WRITTEN PROBLEM
Copy, exactly as written, the lines that begin at the one containing "Write the TikZ code for this diagram." and end at the one containing "(0,0) rectangle (454,430);". Skip any pictures in the data below.

Rows from a dataset of charts and code
[BEGIN]

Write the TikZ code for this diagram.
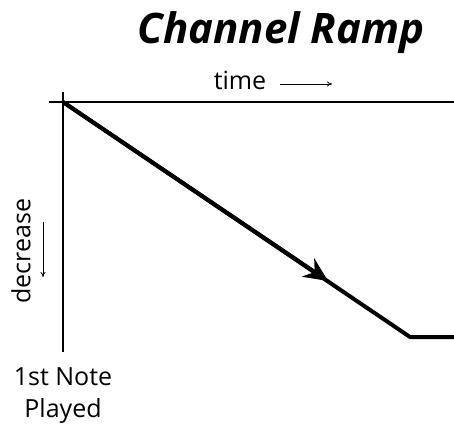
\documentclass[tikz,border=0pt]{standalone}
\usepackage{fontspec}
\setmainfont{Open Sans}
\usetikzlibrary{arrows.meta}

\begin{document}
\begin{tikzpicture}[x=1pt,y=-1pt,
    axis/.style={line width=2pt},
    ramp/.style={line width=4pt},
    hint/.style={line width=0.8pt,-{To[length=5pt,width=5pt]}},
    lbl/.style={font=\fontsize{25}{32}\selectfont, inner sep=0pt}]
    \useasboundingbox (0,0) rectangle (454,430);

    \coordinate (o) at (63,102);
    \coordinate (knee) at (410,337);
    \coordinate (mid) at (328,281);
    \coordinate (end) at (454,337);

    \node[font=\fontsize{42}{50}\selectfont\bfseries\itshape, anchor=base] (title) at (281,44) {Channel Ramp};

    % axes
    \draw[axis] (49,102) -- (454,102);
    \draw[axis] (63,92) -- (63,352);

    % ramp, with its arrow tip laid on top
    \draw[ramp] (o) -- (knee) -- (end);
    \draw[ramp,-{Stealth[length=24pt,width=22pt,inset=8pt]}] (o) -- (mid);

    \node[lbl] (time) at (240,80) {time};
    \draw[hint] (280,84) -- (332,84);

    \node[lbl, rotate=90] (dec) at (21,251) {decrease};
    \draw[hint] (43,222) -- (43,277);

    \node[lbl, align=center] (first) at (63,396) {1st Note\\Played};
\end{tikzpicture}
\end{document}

[END]
[BEGIN]

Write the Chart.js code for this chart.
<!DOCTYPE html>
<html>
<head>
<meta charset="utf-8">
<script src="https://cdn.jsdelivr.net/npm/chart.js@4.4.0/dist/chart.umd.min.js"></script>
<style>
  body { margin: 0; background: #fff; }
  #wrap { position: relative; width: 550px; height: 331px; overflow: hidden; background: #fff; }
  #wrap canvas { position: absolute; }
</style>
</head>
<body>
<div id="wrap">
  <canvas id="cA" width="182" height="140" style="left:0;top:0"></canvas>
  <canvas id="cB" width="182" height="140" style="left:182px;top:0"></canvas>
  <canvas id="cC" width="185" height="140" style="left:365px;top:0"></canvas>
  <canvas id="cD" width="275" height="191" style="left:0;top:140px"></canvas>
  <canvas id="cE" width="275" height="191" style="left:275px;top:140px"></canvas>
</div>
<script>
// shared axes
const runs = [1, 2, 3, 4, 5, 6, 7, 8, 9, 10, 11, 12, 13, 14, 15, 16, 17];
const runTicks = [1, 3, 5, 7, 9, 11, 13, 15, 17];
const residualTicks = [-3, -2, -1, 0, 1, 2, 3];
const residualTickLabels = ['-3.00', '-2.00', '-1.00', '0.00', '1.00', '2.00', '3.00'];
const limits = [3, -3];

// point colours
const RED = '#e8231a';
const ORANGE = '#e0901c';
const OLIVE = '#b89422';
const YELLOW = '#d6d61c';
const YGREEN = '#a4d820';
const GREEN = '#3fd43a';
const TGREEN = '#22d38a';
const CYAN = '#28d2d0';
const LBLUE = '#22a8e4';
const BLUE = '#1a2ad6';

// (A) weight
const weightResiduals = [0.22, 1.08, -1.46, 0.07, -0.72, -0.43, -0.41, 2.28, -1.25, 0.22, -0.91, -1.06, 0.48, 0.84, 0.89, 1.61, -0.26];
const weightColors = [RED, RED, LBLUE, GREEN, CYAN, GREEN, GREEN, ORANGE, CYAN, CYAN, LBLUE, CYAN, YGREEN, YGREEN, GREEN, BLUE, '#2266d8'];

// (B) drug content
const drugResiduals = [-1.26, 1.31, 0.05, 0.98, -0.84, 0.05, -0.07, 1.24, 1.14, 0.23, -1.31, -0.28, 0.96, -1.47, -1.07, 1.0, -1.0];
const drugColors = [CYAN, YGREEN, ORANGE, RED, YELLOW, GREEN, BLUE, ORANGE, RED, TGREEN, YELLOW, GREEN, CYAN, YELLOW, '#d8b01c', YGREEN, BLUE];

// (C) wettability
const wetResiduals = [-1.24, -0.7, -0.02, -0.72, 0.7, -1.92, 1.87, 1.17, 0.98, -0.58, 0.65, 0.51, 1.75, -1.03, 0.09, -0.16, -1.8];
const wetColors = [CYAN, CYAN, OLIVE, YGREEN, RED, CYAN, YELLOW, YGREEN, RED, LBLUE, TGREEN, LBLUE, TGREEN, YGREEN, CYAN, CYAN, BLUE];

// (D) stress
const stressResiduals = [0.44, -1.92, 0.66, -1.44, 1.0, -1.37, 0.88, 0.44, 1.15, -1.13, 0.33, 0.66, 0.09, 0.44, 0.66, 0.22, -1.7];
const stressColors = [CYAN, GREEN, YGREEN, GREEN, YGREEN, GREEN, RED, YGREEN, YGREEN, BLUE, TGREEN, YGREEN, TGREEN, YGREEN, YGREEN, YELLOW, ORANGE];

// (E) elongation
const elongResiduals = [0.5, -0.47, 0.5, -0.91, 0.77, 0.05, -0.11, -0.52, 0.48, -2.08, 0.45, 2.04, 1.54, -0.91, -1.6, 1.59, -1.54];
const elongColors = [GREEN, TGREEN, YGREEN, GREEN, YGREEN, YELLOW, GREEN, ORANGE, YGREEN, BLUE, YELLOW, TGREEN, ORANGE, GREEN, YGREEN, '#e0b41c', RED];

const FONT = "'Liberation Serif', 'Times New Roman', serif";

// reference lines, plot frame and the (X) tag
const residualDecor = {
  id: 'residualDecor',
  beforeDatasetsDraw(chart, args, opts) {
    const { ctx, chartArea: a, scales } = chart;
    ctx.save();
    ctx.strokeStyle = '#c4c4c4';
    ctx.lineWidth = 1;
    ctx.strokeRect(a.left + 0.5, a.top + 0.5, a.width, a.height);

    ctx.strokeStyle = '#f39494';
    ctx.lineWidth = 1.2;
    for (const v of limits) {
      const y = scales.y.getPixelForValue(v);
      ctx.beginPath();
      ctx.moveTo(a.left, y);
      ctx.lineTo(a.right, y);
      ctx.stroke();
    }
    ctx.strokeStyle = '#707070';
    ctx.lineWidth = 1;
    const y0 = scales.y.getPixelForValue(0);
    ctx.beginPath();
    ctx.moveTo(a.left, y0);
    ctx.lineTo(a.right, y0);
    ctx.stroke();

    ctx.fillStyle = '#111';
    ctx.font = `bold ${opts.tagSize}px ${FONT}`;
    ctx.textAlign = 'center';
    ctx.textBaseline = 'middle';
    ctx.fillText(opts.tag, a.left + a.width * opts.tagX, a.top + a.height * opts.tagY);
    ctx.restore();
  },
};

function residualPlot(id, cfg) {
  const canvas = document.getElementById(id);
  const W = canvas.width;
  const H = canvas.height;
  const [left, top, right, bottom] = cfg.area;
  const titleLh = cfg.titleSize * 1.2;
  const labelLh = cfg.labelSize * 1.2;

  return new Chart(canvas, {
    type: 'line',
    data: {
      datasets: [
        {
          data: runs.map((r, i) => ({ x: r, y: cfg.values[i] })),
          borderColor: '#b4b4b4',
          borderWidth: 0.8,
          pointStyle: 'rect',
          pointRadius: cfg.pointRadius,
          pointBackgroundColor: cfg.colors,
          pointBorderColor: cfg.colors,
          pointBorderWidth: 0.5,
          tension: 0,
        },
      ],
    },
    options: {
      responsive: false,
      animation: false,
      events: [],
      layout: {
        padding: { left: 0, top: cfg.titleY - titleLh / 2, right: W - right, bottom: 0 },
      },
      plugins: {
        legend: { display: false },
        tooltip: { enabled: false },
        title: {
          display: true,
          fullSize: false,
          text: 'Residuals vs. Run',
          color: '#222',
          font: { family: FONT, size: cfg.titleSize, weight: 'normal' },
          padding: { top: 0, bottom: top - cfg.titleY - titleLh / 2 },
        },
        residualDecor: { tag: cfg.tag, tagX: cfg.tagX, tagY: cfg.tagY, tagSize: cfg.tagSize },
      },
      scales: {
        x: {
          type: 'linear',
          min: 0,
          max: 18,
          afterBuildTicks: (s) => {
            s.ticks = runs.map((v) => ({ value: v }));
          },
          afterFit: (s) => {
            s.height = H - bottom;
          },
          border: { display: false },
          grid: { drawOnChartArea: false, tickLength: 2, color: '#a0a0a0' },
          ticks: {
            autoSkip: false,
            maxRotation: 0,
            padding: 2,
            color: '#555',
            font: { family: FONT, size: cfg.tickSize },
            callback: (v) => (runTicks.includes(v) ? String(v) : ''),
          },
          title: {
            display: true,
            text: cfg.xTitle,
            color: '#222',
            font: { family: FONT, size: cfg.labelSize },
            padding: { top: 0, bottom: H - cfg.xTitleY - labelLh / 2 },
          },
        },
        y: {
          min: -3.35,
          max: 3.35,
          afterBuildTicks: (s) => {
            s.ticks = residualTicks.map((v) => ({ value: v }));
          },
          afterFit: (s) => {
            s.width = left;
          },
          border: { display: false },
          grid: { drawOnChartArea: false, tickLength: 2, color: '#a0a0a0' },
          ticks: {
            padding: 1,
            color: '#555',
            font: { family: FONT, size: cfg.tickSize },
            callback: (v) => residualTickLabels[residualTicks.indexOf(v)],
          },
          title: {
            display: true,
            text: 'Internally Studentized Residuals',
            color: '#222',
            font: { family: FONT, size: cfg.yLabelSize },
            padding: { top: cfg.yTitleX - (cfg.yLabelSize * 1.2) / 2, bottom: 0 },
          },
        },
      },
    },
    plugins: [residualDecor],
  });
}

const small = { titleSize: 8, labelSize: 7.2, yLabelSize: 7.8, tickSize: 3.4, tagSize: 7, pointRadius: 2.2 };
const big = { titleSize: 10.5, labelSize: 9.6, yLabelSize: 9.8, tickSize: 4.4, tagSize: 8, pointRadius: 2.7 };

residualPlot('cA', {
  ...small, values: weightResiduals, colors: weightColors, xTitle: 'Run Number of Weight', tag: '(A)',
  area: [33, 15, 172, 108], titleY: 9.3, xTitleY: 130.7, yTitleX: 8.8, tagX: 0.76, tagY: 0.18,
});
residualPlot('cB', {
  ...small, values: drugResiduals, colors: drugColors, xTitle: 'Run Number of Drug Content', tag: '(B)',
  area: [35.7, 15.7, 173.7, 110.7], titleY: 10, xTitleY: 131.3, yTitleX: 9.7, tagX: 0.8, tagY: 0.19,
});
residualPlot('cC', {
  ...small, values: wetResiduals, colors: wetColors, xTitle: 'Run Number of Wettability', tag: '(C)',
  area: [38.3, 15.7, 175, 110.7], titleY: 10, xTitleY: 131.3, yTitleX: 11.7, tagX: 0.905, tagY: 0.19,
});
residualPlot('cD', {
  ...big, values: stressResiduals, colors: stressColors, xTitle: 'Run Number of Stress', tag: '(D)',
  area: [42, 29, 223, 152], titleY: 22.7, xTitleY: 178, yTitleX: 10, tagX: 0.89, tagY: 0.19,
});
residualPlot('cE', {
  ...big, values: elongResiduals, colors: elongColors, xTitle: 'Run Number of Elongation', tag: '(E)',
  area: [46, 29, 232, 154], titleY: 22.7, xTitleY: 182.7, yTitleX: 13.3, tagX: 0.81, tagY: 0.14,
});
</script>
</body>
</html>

[END]

COMPLETED EXERCISE
Write the TikZ code for this diagram.
\documentclass[tikz,border=0pt]{standalone}
\usepackage{fontspec}
\setmainfont{Open Sans}
\usetikzlibrary{arrows.meta}

\begin{document}
\begin{tikzpicture}[x=1pt,y=-1pt,
    axis/.style={line width=2pt},
    ramp/.style={line width=4pt},
    hint/.style={line width=0.8pt,-{To[length=5pt,width=5pt]}},
    lbl/.style={font=\fontsize{25}{32}\selectfont, inner sep=0pt}]
    \useasboundingbox (0,0) rectangle (454,430);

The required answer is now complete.